Primal thrash – the essence of the genre – sadly got lost as the movement gained mainstream attention during the first wave of the late 80’s (Testament’s “The Ballad” ring any bells, or Exodus’ Force of Habit). Only natural given the chew it up/ spit it out nature of major media and major label exposure we suppose. It’s great though to hear acts like Denmark’s Battery stepping up to the plate and getting back to the heart of the movement through their recordings. Following up the fundamental ferocity of 2014’s Armed with Rage, the second full-length Martial Law sees a drum stool shift in Jonas Thygesen replacing one of the founders Andreas Joen – but have no fear, the quintet has not relinquished the speed, adrenalized riffing, and manic vocal with gang supplementation to stir the pit and bash bodies.

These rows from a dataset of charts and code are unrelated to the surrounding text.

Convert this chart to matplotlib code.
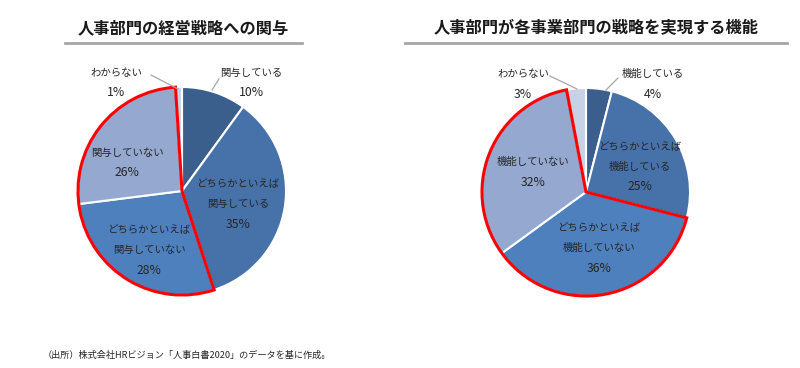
import matplotlib
matplotlib.use('Agg')
import matplotlib.pyplot as plt
from matplotlib.patches import Wedge

plt.rcParams['font.family'] = ['Noto Sans CJK JP', 'DejaVu Sans']

W, H = 800, 368

titles = ['人事部門の経営戦略への関与', '人事部門が各事業部門の戦略を実現する機能']

values_left = [10, 35, 28, 26, 1]
labels_left = ['関与している', 'どちらかといえば\n関与している', 'どちらかといえば\n関与していない',
               '関与していない', 'わからない']

values_right = [4, 25, 36, 32, 3]
labels_right = ['機能している', 'どちらかといえば\n機能している', 'どちらかといえば\n機能していない',
                '機能していない', 'わからない']

source = '（出所）株式会社HRビジョン「人事白書2020」のデータを基に作成。'

colors = ['#3a5f8d', '#4672a9', '#4f80be', '#95a8d0', '#c8d2e7']

# pixel layout (y measured from top of image)
centers = [(182, 191), (586, 192)]
radius = 104
title_x = [183, 596]
rule_x = [(65, 302), (405, 787)]
# centre of the percentage line for each slice
pct_pos = [
    [(251, 93), (238, 224), (149, 270), (127, 173), (116, 93)],
    [(653, 94), (640, 187), (599, 268), (533, 182), (523, 94)],
]
line_step = 20
leaders = [
    [((219, 79), (212, 90)), ((151, 75), (178, 89))],
    [((618, 78), (606, 90)), ((550, 76), (577, 89))],
]

fig = plt.figure(figsize=(W / 100, H / 100), dpi=100)
ax = fig.add_axes([0, 0, 1, 1])

def py(y):
    return H - y

data = [(values_left, labels_left), (values_right, labels_right)]
for i, (vals, labs) in enumerate(data):
    cx, cy = centers[i]
    ax.pie(vals, colors=colors, startangle=90, counterclock=False,
           center=(cx, py(cy)), radius=radius,
           wedgeprops=dict(edgecolor='white', linewidth=1.5))

    # red outline around the "not" slices (3rd + 4th)
    total = sum(vals)
    start = sum(vals[:2]) / total
    end = sum(vals[:4]) / total
    ax.add_patch(Wedge((cx, py(cy)), radius, 90 - 360 * end, 90 - 360 * start,
                       fill=False, edgecolor='#ff0000', linewidth=2.2, zorder=5))

    for k, (lab, v) in enumerate(zip(labs, vals)):
        x, y = pct_pos[i][k]
        n = lab.count('\n') + 1
        ax.text(x, py(y), f'{v}%', ha='center', va='center', fontsize=8.8,
                color='#262626', zorder=6)
        ly = y - line_step - (n - 1) * line_step / 2
        ax.text(x, py(ly), lab, ha='center', va='center', fontsize=7.5,
                color='#262626', linespacing=2.15, zorder=6)

    for (a, b) in leaders[i]:
        ax.plot([a[0], b[0]], [py(a[1]), py(b[1])], color='#a6a6a6', lw=0.9, zorder=6)

    ax.text(title_x[i], py(28), titles[i], ha='center', va='center',
            fontsize=11.7, fontweight='bold', color='#1a1a1a')
    ax.plot(rule_x[i], [py(43), py(43)], color='#a6a6a6', lw=2)

ax.text(43, py(355), source, ha='left', va='center', fontsize=6.6, color='#262626')

ax.set_xlim(0, W)
ax.set_ylim(0, H)
ax.set_aspect('auto')
ax.axis('off')

fig.savefig('out.png', dpi=100)
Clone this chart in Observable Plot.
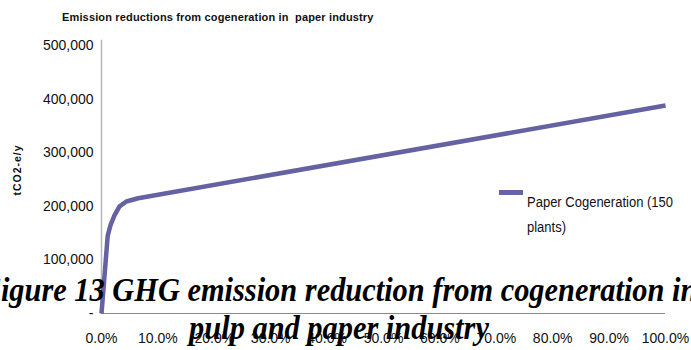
<!DOCTYPE html>
<html>
<head>
<meta charset="utf-8">
<script src="https://cdn.jsdelivr.net/npm/d3@7"></script>
<script src="https://cdn.jsdelivr.net/npm/@observablehq/plot@0.6"></script>
<style>
  html, body { margin: 0; padding: 0; background: #fff; }
  #wrap { position: relative; width: 691px; height: 350px; overflow: hidden; font-family: "Liberation Sans", Arial, sans-serif; }
  #wrap svg { display: block; }
  .abs { position: absolute; white-space: pre; line-height: 1; }
  #title { left: 62px; top: 12px; font-size: 11px; font-weight: bold; color: #111; letter-spacing: 0.15px; }
  #ylab { left: 17px; top: 170px; font-size: 10.5px; font-weight: bold; color: #111; transform: translate(-50%, -50%) rotate(-90deg); letter-spacing: 1px; }
  #swatch { left: 499px; top: 190px; width: 24px; height: 5px; background: #6664a4; }
  .leg { left: 527px; font-size: 13px; color: #111; transform: scaleY(1.12); transform-origin: left top; }
  .cap { font-family: "Liberation Serif", "Times New Roman", serif; font-weight: bold; font-style: italic; font-size: 30.4px; line-height: 30px; color: #000; left: 339px; transform: translateX(-50%) scaleY(1.1); transform-origin: center top; }
</style>
</head>
<body>
<div id="wrap"></div>
<script>
// Data
const shareOfPlants = [0, 1.1, 1.6, 2.3, 3.2, 4.4, 6.5, 100];          // % (x)
const emissionReductions = [0, 145000, 165000, 183000, 200000, 209000, 215000, 388000]; // tCO2-e/y (y)
const xTickValues = [0, 10, 20, 30, 40, 50, 60, 70, 80, 90, 100];
const yTickValues = [0, 100000, 200000, 300000, 400000, 500000];
const seriesName = "Paper Cogeneration (150 plants)";
const chartTitle = "Emission reductions from cogeneration in  paper industry";
const yAxisLabel = "tCO2-e/y";
const captionLine1 = "Figure 13 GHG emission reduction from cogeneration in";
const captionLine2 = "pulp and paper industry";

const data = shareOfPlants.map((p, i) => ({pct: p, value: emissionReductions[i], series: seriesName}));

const chart = Plot.plot({
  width: 691,
  height: 350,
  marginLeft: 101,
  marginRight: 26,
  marginTop: 45,
  marginBottom: 37,
  style: {fontFamily: "'Liberation Sans', Arial, sans-serif", fontSize: "14px", color: "#111", background: "#fff"},
  x: {domain: [0, 100], ticks: xTickValues, tickFormat: d => d.toFixed(1) + "%", tickSize: 0, tickPadding: 20, label: null},
  y: {domain: [0, 500000], ticks: yTickValues, tickFormat: d => d === 0 ? "-" : d3.format(",")(d), tickSize: 0, tickPadding: 8, label: null},
  marks: [
    Plot.ruleX([0], {stroke: "#b8b8b8", strokeWidth: 1.5, y1: 0, y2: 510000}),
    Plot.ruleY([0], {stroke: "#8a8a8a", strokeWidth: 1}),
    Plot.line(data, {x: "pct", y: "value", stroke: "#6462a2", strokeWidth: 4.5, strokeLinejoin: "round", strokeLinecap: "butt"})
  ]
});

const wrap = document.getElementById("wrap");
wrap.appendChild(chart);

function addDiv(id, cls, text, styles) {
  const d = document.createElement("div");
  if (id) d.id = id;
  d.className = "abs " + (cls || "");
  if (text != null) d.textContent = text;
  Object.assign(d.style, styles || {});
  wrap.appendChild(d);
  return d;
}
addDiv("title", "", chartTitle);
addDiv("ylab", "", yAxisLabel);
addDiv("swatch", "", null);
const nameParts = seriesName.split(" ");
addDiv(null, "leg", nameParts.slice(0, 3).join(" "), {top: "195px"});
addDiv(null, "leg", nameParts.slice(3).join(" "), {top: "220px"});
addDiv(null, "cap", captionLine1, {top: "273px"});
addDiv(null, "cap", captionLine2, {top: "311px"});
</script>
</body>
</html>
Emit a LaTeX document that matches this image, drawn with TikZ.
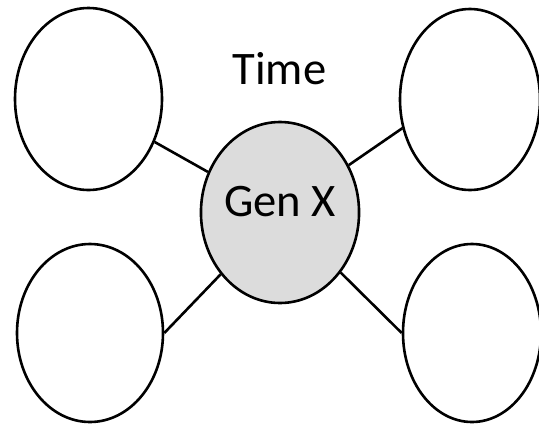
\documentclass[tikz,border=0pt]{standalone}
\usepackage{fontspec}
\setmainfont{Carlito}
\usetikzlibrary{shapes}
\definecolor{genx}{HTML}{DCDCDC}

\begin{document}
\begin{tikzpicture}[x=1pt,y=-1pt]
	\tikzstyle{every node}=[font=\fontsize{46.6}{56}\selectfont]
	\tikzstyle{bubble}=[ellipse,draw,line width=2.6pt,inner sep=0pt]
	\tikzstyle{link}=[line width=2.6pt]
	\useasboundingbox (0,0) rectangle (539,424);
	
	\node[bubble,minimum width=147pt,minimum height=182pt] (tl) at (88.5,99) {};
	\node[bubble,minimum width=140pt,minimum height=181pt] (tr) at (470,99.5) {};
	\node[bubble,minimum width=146pt,minimum height=178pt] (bl) at (90,333) {};
	\node[bubble,minimum width=138pt,minimum height=178pt] (br) at (472,333) {};
	\node[bubble,fill=genx,minimum width=146pt,minimum height=181pt,text depth=23pt] (gen) at (280,212.5) {Gen X};
	\node[anchor=base] (time) at (279.5,84) {Time};
	
	\draw[link] (gen) -- (tl.327);
	\draw[link] (gen) -- (tr.203);
	\draw[link] (gen) -- (bl.east);
	\draw[link] (gen) -- (br.west);
\end{tikzpicture}
\end{document}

Frantic Jeppe Campradt leads that appear to go over the rails make “Kukulkan” an early favorite, the Overkill-ish bass as upfront as the slice and dice axe riffs recall prime time Razor affinity, although the call and response gang background vocals scream late 80’s Bay Area Vio-lence. When Battery chooses to decelerate, the effect becomes catchier and hook-oriented, as there are sections of “2083” where flipping between mid-tempo runs and semi-tribal strains allows for deeper connection and probable audience annihilation. You can also tell there’s a bit of a punk and death vibe going on through the rhythm section work of instrumental “Forced Retaliation”, where bassist Jannick Nielsen gets full force progressive props to keep up with the hyper-paced neck action of Jökull Johannesson and Mr. Campradt. Singer Chris Steel takes his vo-kills to the max, letting out some maniacal screams and low growls throughout the record – check out “Evil Offspring” and “The Rapture” from some of his sinister deeds on the microphone.

Another record that sounds more analog than digital (the snare snap and guitar tone send smoke signals from 1985), Martial Law delivers ten tracks and 33 minutes of aggressive thrash without any commercial aspirations in sight. Just the way the denim and leather brigade would want.